==== PROVIDED MATERIAL ====

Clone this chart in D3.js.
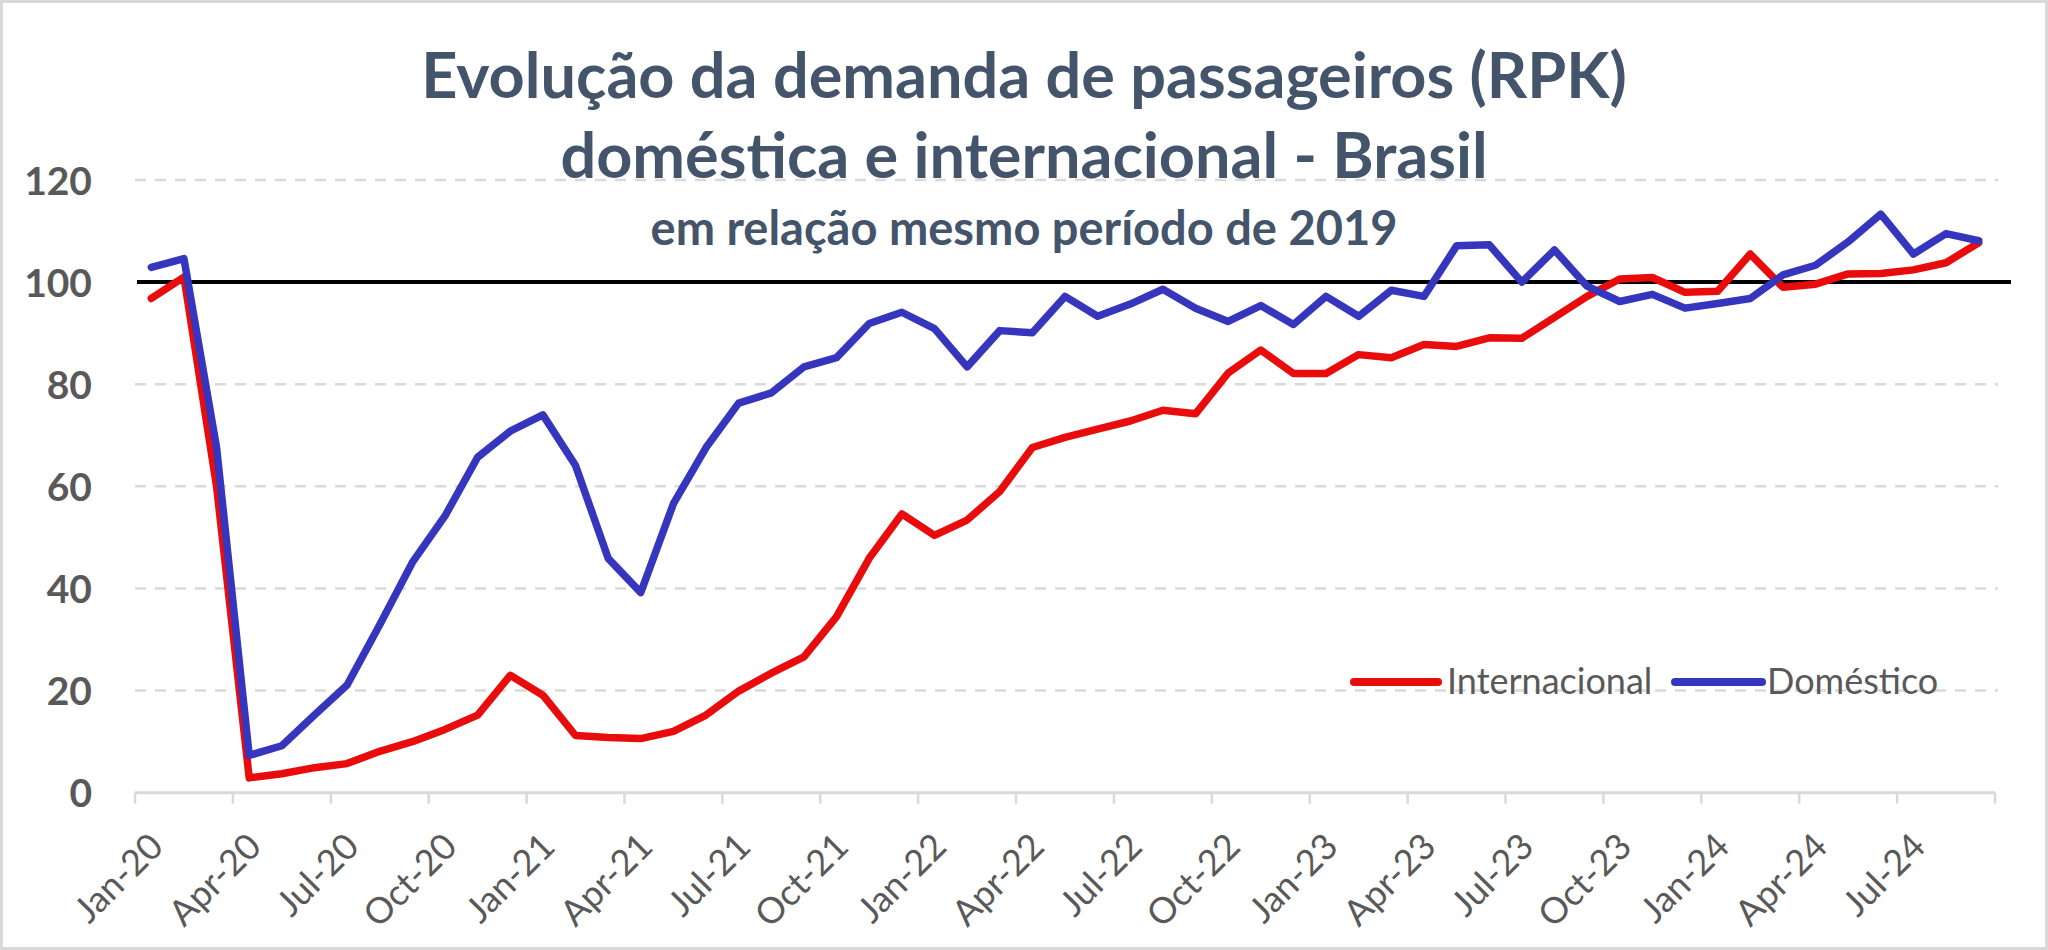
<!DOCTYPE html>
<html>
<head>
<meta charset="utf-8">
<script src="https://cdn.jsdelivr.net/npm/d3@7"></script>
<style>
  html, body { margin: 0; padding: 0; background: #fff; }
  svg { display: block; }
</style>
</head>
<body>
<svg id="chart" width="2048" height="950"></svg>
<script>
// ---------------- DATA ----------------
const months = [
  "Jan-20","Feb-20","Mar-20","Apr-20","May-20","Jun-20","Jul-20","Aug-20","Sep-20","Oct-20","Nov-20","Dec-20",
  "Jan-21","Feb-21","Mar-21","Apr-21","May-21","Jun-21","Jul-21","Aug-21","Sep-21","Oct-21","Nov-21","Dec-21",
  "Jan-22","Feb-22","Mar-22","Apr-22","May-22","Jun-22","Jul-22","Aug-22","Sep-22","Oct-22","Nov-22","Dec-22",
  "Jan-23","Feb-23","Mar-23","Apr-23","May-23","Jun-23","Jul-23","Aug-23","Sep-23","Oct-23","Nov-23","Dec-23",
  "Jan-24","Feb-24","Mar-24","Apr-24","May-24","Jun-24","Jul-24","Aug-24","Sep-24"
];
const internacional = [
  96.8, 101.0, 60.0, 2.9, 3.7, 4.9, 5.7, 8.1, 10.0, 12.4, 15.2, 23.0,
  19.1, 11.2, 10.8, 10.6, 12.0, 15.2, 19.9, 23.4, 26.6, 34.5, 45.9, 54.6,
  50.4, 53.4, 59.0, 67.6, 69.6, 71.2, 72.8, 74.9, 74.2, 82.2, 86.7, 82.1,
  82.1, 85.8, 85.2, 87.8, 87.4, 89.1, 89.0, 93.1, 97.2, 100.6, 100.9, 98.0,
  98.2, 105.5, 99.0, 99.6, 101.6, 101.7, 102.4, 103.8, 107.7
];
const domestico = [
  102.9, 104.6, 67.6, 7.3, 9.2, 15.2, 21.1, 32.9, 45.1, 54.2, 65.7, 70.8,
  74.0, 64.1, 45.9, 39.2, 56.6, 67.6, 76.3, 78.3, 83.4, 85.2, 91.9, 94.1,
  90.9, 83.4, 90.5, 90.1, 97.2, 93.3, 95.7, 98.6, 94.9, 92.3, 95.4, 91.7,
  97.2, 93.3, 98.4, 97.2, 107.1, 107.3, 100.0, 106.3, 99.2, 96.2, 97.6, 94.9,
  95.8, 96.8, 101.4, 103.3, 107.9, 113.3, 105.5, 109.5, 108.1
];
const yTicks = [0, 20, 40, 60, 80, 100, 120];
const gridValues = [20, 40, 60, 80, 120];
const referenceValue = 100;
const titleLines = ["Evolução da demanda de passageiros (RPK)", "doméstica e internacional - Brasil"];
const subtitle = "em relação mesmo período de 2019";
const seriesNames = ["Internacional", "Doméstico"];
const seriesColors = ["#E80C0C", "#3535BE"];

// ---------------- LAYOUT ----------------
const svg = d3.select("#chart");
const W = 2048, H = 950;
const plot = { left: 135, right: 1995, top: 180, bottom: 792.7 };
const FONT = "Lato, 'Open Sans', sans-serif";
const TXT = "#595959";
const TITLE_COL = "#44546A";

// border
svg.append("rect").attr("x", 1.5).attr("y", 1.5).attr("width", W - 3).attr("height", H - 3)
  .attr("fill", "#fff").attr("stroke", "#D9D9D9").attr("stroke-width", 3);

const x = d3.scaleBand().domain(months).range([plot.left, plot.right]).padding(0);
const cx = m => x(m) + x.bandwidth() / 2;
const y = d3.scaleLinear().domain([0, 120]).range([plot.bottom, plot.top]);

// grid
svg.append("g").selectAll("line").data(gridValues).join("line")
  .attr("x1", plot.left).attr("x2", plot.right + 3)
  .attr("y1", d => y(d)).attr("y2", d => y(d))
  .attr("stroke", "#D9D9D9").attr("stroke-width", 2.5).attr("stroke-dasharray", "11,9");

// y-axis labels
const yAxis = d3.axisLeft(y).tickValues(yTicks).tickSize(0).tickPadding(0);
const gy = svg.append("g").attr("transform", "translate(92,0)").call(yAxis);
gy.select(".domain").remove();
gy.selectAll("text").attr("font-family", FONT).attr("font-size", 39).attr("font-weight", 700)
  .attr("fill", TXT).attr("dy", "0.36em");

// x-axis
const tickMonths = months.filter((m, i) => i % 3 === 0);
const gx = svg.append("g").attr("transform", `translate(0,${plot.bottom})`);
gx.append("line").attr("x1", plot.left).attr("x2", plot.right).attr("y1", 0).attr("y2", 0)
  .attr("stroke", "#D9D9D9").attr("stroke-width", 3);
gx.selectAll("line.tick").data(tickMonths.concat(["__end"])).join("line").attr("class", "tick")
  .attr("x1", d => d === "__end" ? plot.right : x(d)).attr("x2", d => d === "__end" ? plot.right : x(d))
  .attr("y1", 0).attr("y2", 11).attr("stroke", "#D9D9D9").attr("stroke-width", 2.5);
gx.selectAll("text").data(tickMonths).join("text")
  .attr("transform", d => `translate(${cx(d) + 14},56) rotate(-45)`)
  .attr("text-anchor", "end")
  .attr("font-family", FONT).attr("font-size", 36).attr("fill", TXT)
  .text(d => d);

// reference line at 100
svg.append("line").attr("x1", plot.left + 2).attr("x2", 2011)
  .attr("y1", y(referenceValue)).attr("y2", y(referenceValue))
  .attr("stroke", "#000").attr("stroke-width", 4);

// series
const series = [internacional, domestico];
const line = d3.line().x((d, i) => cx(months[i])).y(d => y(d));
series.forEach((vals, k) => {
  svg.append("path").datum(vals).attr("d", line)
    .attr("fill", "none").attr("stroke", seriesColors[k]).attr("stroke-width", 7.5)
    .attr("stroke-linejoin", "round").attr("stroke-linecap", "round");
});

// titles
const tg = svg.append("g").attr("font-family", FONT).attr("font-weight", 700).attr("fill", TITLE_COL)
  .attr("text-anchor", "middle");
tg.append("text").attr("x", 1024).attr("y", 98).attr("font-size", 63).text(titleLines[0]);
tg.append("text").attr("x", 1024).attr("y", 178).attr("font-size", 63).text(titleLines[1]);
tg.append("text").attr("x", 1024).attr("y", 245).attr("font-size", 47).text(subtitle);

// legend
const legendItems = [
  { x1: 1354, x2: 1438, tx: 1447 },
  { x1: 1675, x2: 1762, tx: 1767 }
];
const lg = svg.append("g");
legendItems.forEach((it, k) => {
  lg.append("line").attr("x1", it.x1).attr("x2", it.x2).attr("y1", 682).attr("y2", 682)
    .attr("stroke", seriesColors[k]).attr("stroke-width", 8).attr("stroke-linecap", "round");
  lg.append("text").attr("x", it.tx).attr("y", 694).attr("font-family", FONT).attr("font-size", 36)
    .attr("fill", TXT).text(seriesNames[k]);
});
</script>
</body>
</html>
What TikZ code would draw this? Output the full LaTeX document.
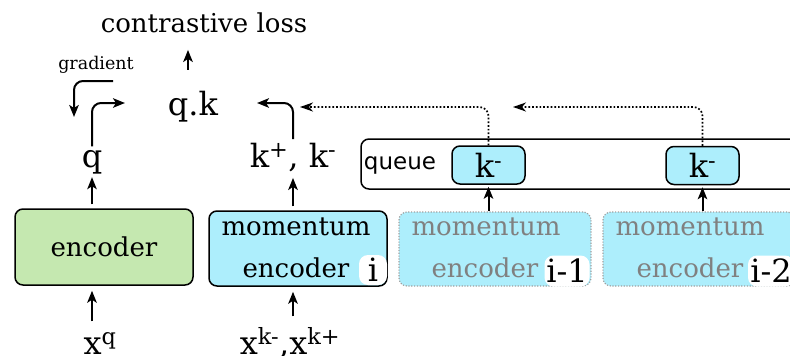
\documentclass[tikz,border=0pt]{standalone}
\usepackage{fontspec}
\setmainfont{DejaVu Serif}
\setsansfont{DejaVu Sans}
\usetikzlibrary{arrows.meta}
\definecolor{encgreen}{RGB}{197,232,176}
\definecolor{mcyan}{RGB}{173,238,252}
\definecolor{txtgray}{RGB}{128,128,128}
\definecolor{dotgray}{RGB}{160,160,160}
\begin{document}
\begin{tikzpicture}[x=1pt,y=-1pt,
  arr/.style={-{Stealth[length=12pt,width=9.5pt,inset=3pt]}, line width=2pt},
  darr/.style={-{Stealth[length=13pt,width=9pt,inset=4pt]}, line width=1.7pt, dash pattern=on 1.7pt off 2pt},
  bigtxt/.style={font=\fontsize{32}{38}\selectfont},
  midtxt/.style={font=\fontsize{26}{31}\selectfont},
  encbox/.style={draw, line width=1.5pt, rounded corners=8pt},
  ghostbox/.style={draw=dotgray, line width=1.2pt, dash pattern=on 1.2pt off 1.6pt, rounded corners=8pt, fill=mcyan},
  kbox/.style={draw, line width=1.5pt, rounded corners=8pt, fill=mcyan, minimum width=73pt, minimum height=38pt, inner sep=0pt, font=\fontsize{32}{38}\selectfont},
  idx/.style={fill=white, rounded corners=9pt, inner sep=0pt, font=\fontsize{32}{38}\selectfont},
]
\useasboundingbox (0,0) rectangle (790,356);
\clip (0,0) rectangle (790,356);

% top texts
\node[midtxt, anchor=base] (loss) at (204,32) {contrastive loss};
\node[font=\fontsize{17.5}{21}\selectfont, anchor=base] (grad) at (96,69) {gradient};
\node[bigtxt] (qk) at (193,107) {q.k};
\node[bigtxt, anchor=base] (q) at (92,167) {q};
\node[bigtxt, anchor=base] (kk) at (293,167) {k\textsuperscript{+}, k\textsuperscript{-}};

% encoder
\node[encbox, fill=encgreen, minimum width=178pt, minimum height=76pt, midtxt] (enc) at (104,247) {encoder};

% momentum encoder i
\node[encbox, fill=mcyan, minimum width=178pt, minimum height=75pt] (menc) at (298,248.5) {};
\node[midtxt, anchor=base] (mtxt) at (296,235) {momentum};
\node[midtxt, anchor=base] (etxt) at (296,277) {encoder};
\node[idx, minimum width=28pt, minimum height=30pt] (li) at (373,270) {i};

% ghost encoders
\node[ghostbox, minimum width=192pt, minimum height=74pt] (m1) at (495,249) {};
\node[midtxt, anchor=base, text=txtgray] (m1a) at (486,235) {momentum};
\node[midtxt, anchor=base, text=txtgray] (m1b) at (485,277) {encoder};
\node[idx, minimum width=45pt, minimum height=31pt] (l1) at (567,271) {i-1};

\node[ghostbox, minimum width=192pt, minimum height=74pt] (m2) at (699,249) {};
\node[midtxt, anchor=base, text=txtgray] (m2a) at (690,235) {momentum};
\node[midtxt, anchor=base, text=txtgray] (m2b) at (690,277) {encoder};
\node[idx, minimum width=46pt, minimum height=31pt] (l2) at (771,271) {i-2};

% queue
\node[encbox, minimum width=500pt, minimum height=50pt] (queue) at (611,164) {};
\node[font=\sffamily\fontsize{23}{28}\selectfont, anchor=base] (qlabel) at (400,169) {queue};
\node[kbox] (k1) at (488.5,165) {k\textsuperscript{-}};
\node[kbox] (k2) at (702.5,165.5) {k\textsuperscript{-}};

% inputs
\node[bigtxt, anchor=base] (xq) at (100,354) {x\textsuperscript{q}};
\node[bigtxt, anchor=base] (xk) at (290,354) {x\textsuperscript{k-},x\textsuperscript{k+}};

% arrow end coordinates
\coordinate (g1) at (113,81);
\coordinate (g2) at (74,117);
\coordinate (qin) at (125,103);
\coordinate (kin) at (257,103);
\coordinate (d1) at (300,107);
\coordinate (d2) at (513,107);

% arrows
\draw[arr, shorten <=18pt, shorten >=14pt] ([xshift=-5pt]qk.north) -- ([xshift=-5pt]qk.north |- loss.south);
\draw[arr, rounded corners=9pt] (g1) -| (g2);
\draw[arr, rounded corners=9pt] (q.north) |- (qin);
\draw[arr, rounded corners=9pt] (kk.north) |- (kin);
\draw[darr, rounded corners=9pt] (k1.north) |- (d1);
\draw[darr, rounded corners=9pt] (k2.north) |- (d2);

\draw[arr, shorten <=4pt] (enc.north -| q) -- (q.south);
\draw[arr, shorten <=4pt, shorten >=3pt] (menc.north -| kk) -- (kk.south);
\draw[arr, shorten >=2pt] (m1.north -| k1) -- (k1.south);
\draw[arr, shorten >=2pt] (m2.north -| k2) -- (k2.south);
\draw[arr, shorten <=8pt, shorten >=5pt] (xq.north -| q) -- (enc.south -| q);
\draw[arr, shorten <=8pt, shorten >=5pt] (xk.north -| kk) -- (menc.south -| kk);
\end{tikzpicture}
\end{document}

====

> _WHAT THE TASK REQUIRES_:
Reproduce, word for word, only the lines in the records above from the line with "What TikZ code" through the line with "minimum width=28pt, minimum", including both ends; omit the pictures.

> _ANSWER TO THE PROBLEM_:
What TikZ code would draw this? Output the full LaTeX document.
\documentclass[tikz,border=0pt]{standalone}
\usepackage{fontspec}
\setmainfont{DejaVu Serif}
\setsansfont{DejaVu Sans}
\usetikzlibrary{arrows.meta}
\definecolor{encgreen}{RGB}{197,232,176}
\definecolor{mcyan}{RGB}{173,238,252}
\definecolor{txtgray}{RGB}{128,128,128}
\definecolor{dotgray}{RGB}{160,160,160}
\begin{document}
\begin{tikzpicture}[x=1pt,y=-1pt,
  arr/.style={-{Stealth[length=12pt,width=9.5pt,inset=3pt]}, line width=2pt},
  darr/.style={-{Stealth[length=13pt,width=9pt,inset=4pt]}, line width=1.7pt, dash pattern=on 1.7pt off 2pt},
  bigtxt/.style={font=\fontsize{32}{38}\selectfont},
  midtxt/.style={font=\fontsize{26}{31}\selectfont},
  encbox/.style={draw, line width=1.5pt, rounded corners=8pt},
  ghostbox/.style={draw=dotgray, line width=1.2pt, dash pattern=on 1.2pt off 1.6pt, rounded corners=8pt, fill=mcyan},
  kbox/.style={draw, line width=1.5pt, rounded corners=8pt, fill=mcyan, minimum width=73pt, minimum height=38pt, inner sep=0pt, font=\fontsize{32}{38}\selectfont},
  idx/.style={fill=white, rounded corners=9pt, inner sep=0pt, font=\fontsize{32}{38}\selectfont},
]
\useasboundingbox (0,0) rectangle (790,356);
\clip (0,0) rectangle (790,356);

% top texts
\node[midtxt, anchor=base] (loss) at (204,32) {contrastive loss};
\node[font=\fontsize{17.5}{21}\selectfont, anchor=base] (grad) at (96,69) {gradient};
\node[bigtxt] (qk) at (193,107) {q.k};
\node[bigtxt, anchor=base] (q) at (92,167) {q};
\node[bigtxt, anchor=base] (kk) at (293,167) {k\textsuperscript{+}, k\textsuperscript{-}};

% encoder
\node[encbox, fill=encgreen, minimum width=178pt, minimum height=76pt, midtxt] (enc) at (104,247) {encoder};

% momentum encoder i
\node[encbox, fill=mcyan, minimum width=178pt, minimum height=75pt] (menc) at (298,248.5) {};
\node[midtxt, anchor=base] (mtxt) at (296,235) {momentum};
\node[midtxt, anchor=base] (etxt) at (296,277) {encoder};
\node[idx, minimum width=28pt, minimum height=30pt] (li) at (373,270) {i};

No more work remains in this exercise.